I promised that I would, despite the fact I didn’t have her number (perhaps the digits would come to me in a vision, eh?) and stumbled back outside, blinking in the sudden daylight. My mum was stood there, eagerly waiting to find out every little detail, so I politely informed her that my future looks every bit as alluring as a plate of boiled eggs and mayonnaise on toast.
She was, naturally, devastated.
“I just wanted her to tell you that you’d find love again and everything would be OK,” she said sadly. “Not all of this rubbish about bananas and DVDs!”
I gave her a hug and reassured her that it was all going to be OK. And, as I did so, I realised… well, I realised that I was right.

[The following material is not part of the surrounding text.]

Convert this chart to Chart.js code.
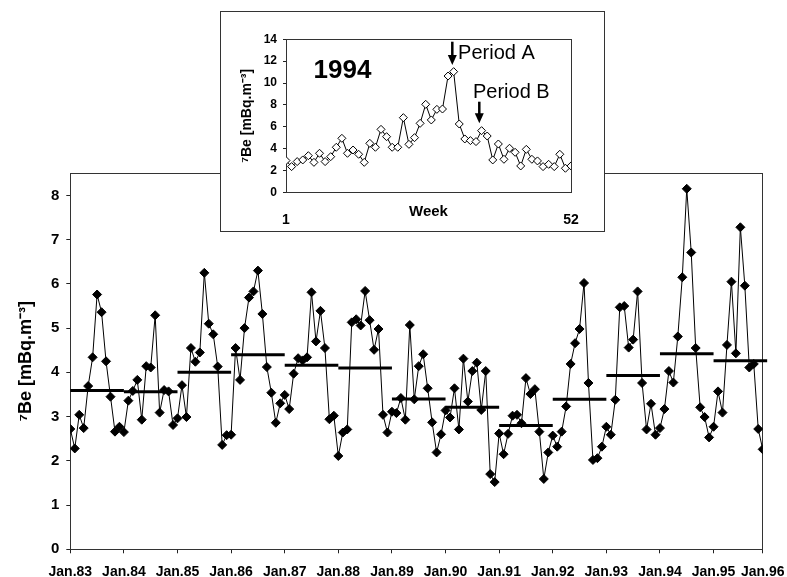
<!DOCTYPE html>
<html><head><meta charset="utf-8">
<script src="https://cdn.jsdelivr.net/npm/chart.js@4/dist/chart.umd.min.js"></script>
<style>
html,body{margin:0;padding:0;background:#fff;}
#wrap{position:relative;width:787px;height:577px;overflow:hidden;background:#fff;}
#main{position:absolute;left:0;top:0;}
#box{position:absolute;left:220px;top:11px;width:383px;height:219px;border:1px solid #333;background:#fff;}
#inset{position:absolute;left:0;top:0;}
</style></head><body>
<div id="wrap"><canvas id="main" width="787" height="577"></canvas>
<div id="box"><canvas id="inset" width="383" height="219"></canvas></div></div>
<script>
// Monthly 7Be concentrations, Jan 1983 .. Dec 1995 (mBq/m3)
const be7_1983 = [2.72, 2.28, 3.04, 2.74, 3.69, 4.34, 5.76, 5.36, 4.25, 3.45, 2.66, 2.77];
const be7_1984 = [2.65, 3.36, 3.58, 3.83, 2.93, 4.14, 4.11, 5.29, 3.09, 3.60, 3.57, 2.81];
const be7_1985 = [2.96, 3.71, 2.99, 4.55, 4.24, 4.45, 6.25, 5.10, 4.86, 4.13, 2.36, 2.58];
const be7_1986 = [2.59, 4.55, 3.83, 5.00, 5.69, 5.83, 6.30, 5.32, 4.12, 3.54, 2.86, 3.30];
const be7_1987 = [3.49, 3.17, 3.97, 4.32, 4.27, 4.34, 5.81, 4.70, 5.39, 4.55, 2.94, 3.02];
const be7_1988 = [2.11, 2.64, 2.71, 5.13, 5.20, 5.06, 5.84, 5.18, 4.51, 4.98, 3.04, 2.64];
const be7_1989 = [3.11, 3.08, 3.42, 2.93, 5.07, 3.39, 4.14, 4.41, 3.64, 2.87, 2.19, 2.60];
const be7_1990 = [3.14, 2.98, 3.64, 2.71, 4.31, 3.34, 4.03, 4.22, 3.15, 4.03, 1.70, 1.52];
const be7_1991 = [2.62, 2.15, 2.61, 3.02, 3.04, 2.85, 3.87, 3.51, 3.62, 2.66, 1.59, 2.19];
const be7_1992 = [2.57, 2.32, 2.66, 3.23, 4.19, 4.66, 4.98, 6.02, 3.76, 2.02, 2.06, 2.32];
const be7_1993 = [2.77, 2.59, 3.38, 5.47, 5.50, 4.56, 4.74, 5.83, 3.76, 2.71, 3.29, 2.59];
const be7_1994 = [2.74, 3.17, 4.03, 3.77, 4.81, 6.15, 8.15, 6.71, 4.55, 3.21, 2.99, 2.53];
const be7_1995 = [2.77, 3.57, 3.09, 4.62, 6.05, 4.43, 7.28, 5.96, 4.11, 4.19, 2.72, 2.26];
// Annual means (horizontal bars)
const annualMeans = [3.59, 3.56, 4.00, 4.40, 4.16, 4.10, 3.40, 3.21, 2.80, 3.39, 3.93, 4.42, 4.26];
// Main x-axis tick labels
const yearLabels = ['Jan.83','Jan.84','Jan.85','Jan.86','Jan.87','Jan.88','Jan.89','Jan.90','Jan.91','Jan.92','Jan.93','Jan.94','Jan.95','Jan.96'];
const mainYTicks = [0,1,2,3,4,5,6,7,8];
// Inset: weekly 7Be in 1994
const weeklyBe7_1994 = [2.90, 2.35, 2.81, 2.96, 3.35, 2.74, 3.57, 2.81, 3.26, 4.12, 4.94, 3.57, 3.87, 3.48, 2.74, 4.48, 4.12, 5.76, 5.09, 4.12, 4.12, 6.83, 4.39, 5.00, 6.31, 8.05, 6.62, 7.59, 7.62, 10.64, 11.04, 6.25, 4.88, 4.73, 4.64, 5.64, 5.15, 2.96, 4.42, 3.02, 4.03, 3.66, 2.41, 3.93, 3.02, 2.87, 2.35, 2.56, 2.35, 3.48, 2.20, 2.41];
const insetXTicks = [1, 52];
const insetYTicks = [0,2,4,6,8,10,12,14];

const FONT = "'Liberation Sans', Arial, Helvetica, sans-serif";
const monthly = [].concat(be7_1983, be7_1984, be7_1985, be7_1986, be7_1987, be7_1988, be7_1989, be7_1990, be7_1991, be7_1992, be7_1993, be7_1994, be7_1995);
const lastIdx = monthly.length - 1;
const xTickPos = yearLabels.map((_, i) => Math.min(i * 12, lastIdx));

const boxPlugin = {
  id: 'plotBox',
  beforeDatasetsDraw(chart) {
    const a = chart.chartArea, ctx = chart.ctx;
    ctx.save();
    ctx.strokeStyle = '#333';
    ctx.lineWidth = 1;
    ctx.strokeRect(Math.round(a.left) + 0.5, Math.round(a.top) + 0.5, Math.round(a.right - a.left), Math.round(a.bottom - a.top));
    ctx.restore();
  }
};

const datasets = [{
  data: monthly.map((v, i) => ({x: i, y: v})),
  borderColor: '#000', borderWidth: 1, backgroundColor: '#000',
  pointStyle: 'rectRot', pointRadius: 4.5, pointBorderWidth: 1,
  pointBackgroundColor: '#000', pointBorderColor: '#000', tension: 0
}];
annualMeans.forEach((m, i) => {
  datasets.push({
    data: [{x: i * 12, y: m}, {x: (i + 1) * 12, y: m}],
    borderColor: '#000', borderWidth: 3, pointRadius: 0, clip: false
  });
});

new Chart(document.getElementById('main'), {
  type: 'line',
  data: {datasets},
  plugins: [boxPlugin],
  options: {
    responsive: false, animation: false, devicePixelRatio: 1,
    layout: {padding: {left: 10.8, right: 24.3, top: 173.3, bottom: 0}},
    plugins: {legend: {display: false}, tooltip: {enabled: false}},
    scales: {
      x: {
        type: 'linear', min: 0, max: lastIdx,
        afterBuildTicks: s => { s.ticks = xTickPos.map(v => ({value: v})); },
        afterFit: s => { s.height = 27.7; s.paddingLeft = 0; s.paddingRight = 0; },
        grid: {display: true, drawOnChartArea: false, tickLength: 4, color: '#222'},
        border: {display: true, color: '#222', width: 1},
        ticks: {autoSkip: false, maxRotation: 0, minRotation: 0, padding: 10, color: '#000',
          font: {family: FONT, size: 14, weight: 'bold'},
          callback: (v, i) => yearLabels[i]}
      },
      y: {
        type: 'linear', min: 0, max: 8.5,
        afterBuildTicks: s => { s.ticks = mainYTicks.map(v => ({value: v})); },
        afterFit: s => { s.width = 59.5; s.paddingTop = 0; s.paddingBottom = 0; },
        grid: {display: true, drawOnChartArea: false, tickLength: 4, color: '#222'},
        border: {display: true, color: '#222', width: 1},
        ticks: {padding: 7, color: '#000', font: {family: FONT, size: 15, weight: 'bold'}},
        title: {display: true, text: '⁷Be [mBq.m⁻³]', color: '#000', padding: {top: 4, bottom: 4},
          font: {family: FONT, size: 18, weight: 'bold'}}
      }
    }
  }
});

// Inset annotations defined in data units (week, value)
const insetNotes = {
  yearText: {text: '1994', x: 11.1, y: 11.1},
  periodA: {text: 'Period A', x: 31.8, y: 12.2, arrowX: 30.76, arrowTop: 13.78, arrowTip: 11.65},
  periodB: {text: 'Period B', x: 34.46, y: 8.6, arrowX: 35.59, arrowTop: 8.29, arrowTip: 6.31}
};

function drawArrow(ctx, x, y0, y1) {
  const headLen = 10, headW = 4.5;
  ctx.beginPath();
  ctx.lineWidth = 2.5;
  ctx.moveTo(x, y0);
  ctx.lineTo(x, y1 - headLen + 1);
  ctx.stroke();
  ctx.beginPath();
  ctx.moveTo(x - headW, y1 - headLen);
  ctx.lineTo(x + headW, y1 - headLen);
  ctx.lineTo(x, y1);
  ctx.closePath();
  ctx.fill();
}

const insetNotesPlugin = {
  id: 'insetNotes',
  afterDatasetsDraw(chart) {
    const ctx = chart.ctx, xs = chart.scales.x, ys = chart.scales.y;
    ctx.save();
    ctx.fillStyle = '#000'; ctx.strokeStyle = '#000';
    const n = insetNotes;
    ctx.font = 'bold 26px ' + FONT;
    ctx.textAlign = 'center'; ctx.textBaseline = 'middle';
    ctx.fillText(n.yearText.text, xs.getPixelForValue(n.yearText.x), ys.getPixelForValue(n.yearText.y));
    ctx.font = '20px ' + FONT;
    ctx.textAlign = 'left'; ctx.textBaseline = 'alphabetic';
    [n.periodA, n.periodB].forEach(p => {
      ctx.fillText(p.text, xs.getPixelForValue(p.x), ys.getPixelForValue(p.y));
      drawArrow(ctx, xs.getPixelForValue(p.arrowX), ys.getPixelForValue(p.arrowTop), ys.getPixelForValue(p.arrowTip));
    });
    ctx.restore();
  }
};

new Chart(document.getElementById('inset'), {
  type: 'line',
  data: {datasets: [{
    data: weeklyBe7_1994.map((v, i) => ({x: i + 1, y: v})),
    borderColor: '#000', borderWidth: 1,
    pointStyle: 'rectRot', pointRadius: 4, pointBorderWidth: 1,
    pointBackgroundColor: '#fff', pointBorderColor: '#000', tension: 0
  }]},
  plugins: [boxPlugin, insetNotesPlugin],
  options: {
    responsive: false, animation: false, devicePixelRatio: 1,
    layout: {padding: {left: 13.3, right: 33, top: 27.3, bottom: 0}},
    plugins: {legend: {display: false}, tooltip: {enabled: false}},
    scales: {
      x: {
        type: 'linear', min: 1, max: 52,
        afterBuildTicks: s => { s.ticks = insetXTicks.map(v => ({value: v})); },
        afterFit: s => { s.height = 38.7; s.paddingLeft = 0; s.paddingRight = 0; },
        grid: {display: false},
        border: {display: true, color: '#222', width: 1},
        ticks: {autoSkip: false, maxRotation: 0, padding: 11.3, color: '#000',
          font: {family: FONT, size: 14, weight: 'bold'}},
        title: {display: true, text: 'Week', color: '#000', padding: {top: 0, bottom: 10},
          font: {family: FONT, size: 15, weight: 'bold'}}
      },
      y: {
        type: 'linear', min: 0, max: 14,
        afterBuildTicks: s => { s.ticks = insetYTicks.map(v => ({value: v})); },
        afterFit: s => { s.width = 51.7; s.paddingTop = 0; s.paddingBottom = 0; },
        grid: {display: true, drawOnChartArea: false, tickLength: 3, color: '#222'},
        border: {display: true, color: '#222', width: 1},
        ticks: {padding: 6, color: '#000', font: {family: FONT, size: 12, weight: 'bold'}},
        title: {display: true, text: '⁷Be [mBq.m⁻³]', color: '#000', padding: {top: 4, bottom: 4},
          font: {family: FONT, size: 14, weight: 'bold'}}
      }
    }
  }
});
</script>
</body></html>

Yes, some part of me had secretly hoped that the psychic would look deep into my eyes and tell me that my stars were aligning ever so nicely. Yes, I’d wanted her to take my life, package it up and present it to me with a neat little bow on top. And yes, fine, I wanted guidance: I’d been feeling increasingly lost over the past few months (scoffing takeaways at 11pm in a grimy London flatshare as all my friends purchase houses, tie the knot and fall pregnant isn’t what I had in mind) and desperately craved a promise that things were going to get better.
However, when you take all the mystery out of life, you take all the glamour out of it, too. If I give up all autonomy and self-control, if I live my life according to my ‘destiny’, of course it’s going to be boring AF. Of course it is!
What I really need to do is look inside myself to figure out what’s best for me, because I’m the only person who can truly control what my future holds. I have the opportunity to build and shape my future, avoid any restaurants that are firmly stuck in the Seventies and watch whatever DVDs I bloody well please – and I can do all of that without a psychic’s help.
Especially that psychic. Because she was beyond shit.